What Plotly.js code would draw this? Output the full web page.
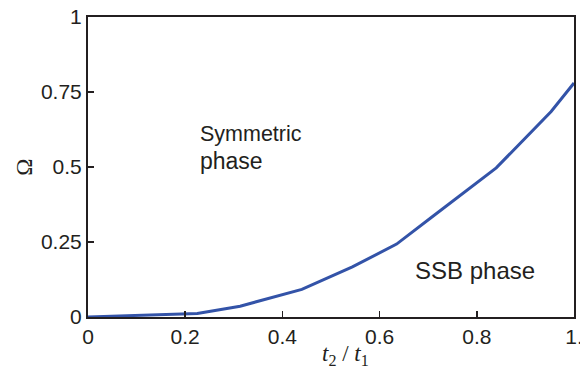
<!DOCTYPE html>
<html>
<head>
<meta charset="utf-8">
<script src="https://cdn.plot.ly/plotly-3.0.1.min.js"></script>
<style>html,body{margin:0;padding:0;background:#fff;}#chart{width:580px;height:386px;}</style>
</head>
<body>
<div id="chart"></div>
<script>
// Phase boundary data
const ratioT2T1 = [0, 0.1, 0.2, 0.225, 0.313, 0.44, 0.544, 0.635, 0.705, 0.84, 0.953, 1.0];
const omega     = [0, 0.005, 0.01, 0.012, 0.036, 0.092, 0.167, 0.243, 0.33, 0.497, 0.685, 0.78];

const xTickVals = [0, 0.2, 0.4, 0.6, 0.8, 1.0];
const xTickText = ['0', '0.2', '0.4', '0.6', '0.8', '1.'];
const yTickVals = [0, 0.25, 0.5, 0.75, 1];
const yTickText = ['0', '0.25', '0.5', '0.75', '1'];

const ink = '#231f20';
const serif = 'Liberation Serif, Times New Roman, serif';
const trace = {
  x: ratioT2T1, y: omega, type: 'scatter', mode: 'lines',
  line: {color: '#3353a8', width: 3}, hoverinfo: 'skip'
};

const layout = {
  width: 580, height: 386,
  margin: {l: 88, r: 6, t: 17, b: 69, pad: 0},
  paper_bgcolor: '#ffffff', plot_bgcolor: '#ffffff',
  showlegend: false,
  font: {family: 'Liberation Sans, Arial, sans-serif', color: ink, size: 21},
  xaxis: {
    range: [0, 1], tickvals: xTickVals, ticktext: xTickText,
    ticklabeloverflow: 'allow',
    ticks: 'inside', ticklen: 6, tickwidth: 1.5, tickcolor: ink,
    showline: true, linecolor: ink, linewidth: 2, mirror: true,
    showgrid: false, zeroline: false,
    tickfont: {size: 21, color: ink}
  },
  yaxis: {
    range: [0, 1], tickvals: yTickVals, ticktext: yTickText,
    ticklabeloverflow: 'allow',
    ticks: 'inside', ticklen: 6, tickwidth: 1.5, tickcolor: ink,
    showline: true, linecolor: ink, linewidth: 2, mirror: true,
    showgrid: false, zeroline: false,
    tickfont: {size: 21, color: ink}
  },
  annotations: [
    {x: 0.226, y: 0.61, xref: 'x', yref: 'y', xanchor: 'left', yanchor: 'middle',
     text: 'Symmetric', showarrow: false, font: {size: 21.5, color: ink}},
    {x: 0.226, y: 0.52, xref: 'x', yref: 'y', xanchor: 'left', yanchor: 'middle',
     text: 'phase', showarrow: false, font: {size: 23, color: ink}},
    {x: 0.669, y: 0.155, xref: 'x', yref: 'y', xanchor: 'left', yanchor: 'middle',
     text: 'SSB phase', showarrow: false, font: {size: 24, color: ink}},
    {x: 0.53, y: -0.125, xref: 'x', yref: 'paper', xanchor: 'center', yanchor: 'middle',
     text: '<i>t</i><sub>2</sub> / <i>t</i><sub>1</sub>', showarrow: false,
     font: {family: serif, size: 23, color: ink}},
    {x: -0.132, y: 0.5, xref: 'paper', yref: 'paper', xanchor: 'center', yanchor: 'middle',
     text: 'Ω', textangle: -90, showarrow: false,
     font: {family: serif, size: 23, color: ink}}
  ]
};

Plotly.newPlot('chart', [trace], layout, {staticPlot: true, displayModeBar: false});
</script>
</body>
</html>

+++

Return nothing but the lines running from the start of the data to the line with "0.497, 0.685, 0.78];", please, both ends included and no pictures.

What Plotly.js code would draw this? Output the full web page.
<!DOCTYPE html>
<html>
<head>
<meta charset="utf-8">
<script src="https://cdn.plot.ly/plotly-3.0.1.min.js"></script>
<style>html,body{margin:0;padding:0;background:#fff;}#chart{width:580px;height:386px;}</style>
</head>
<body>
<div id="chart"></div>
<script>
// Phase boundary data
const ratioT2T1 = [0, 0.1, 0.2, 0.225, 0.313, 0.44, 0.544, 0.635, 0.705, 0.84, 0.953, 1.0];
const omega     = [0, 0.005, 0.01, 0.012, 0.036, 0.092, 0.167, 0.243, 0.33, 0.497, 0.685, 0.78];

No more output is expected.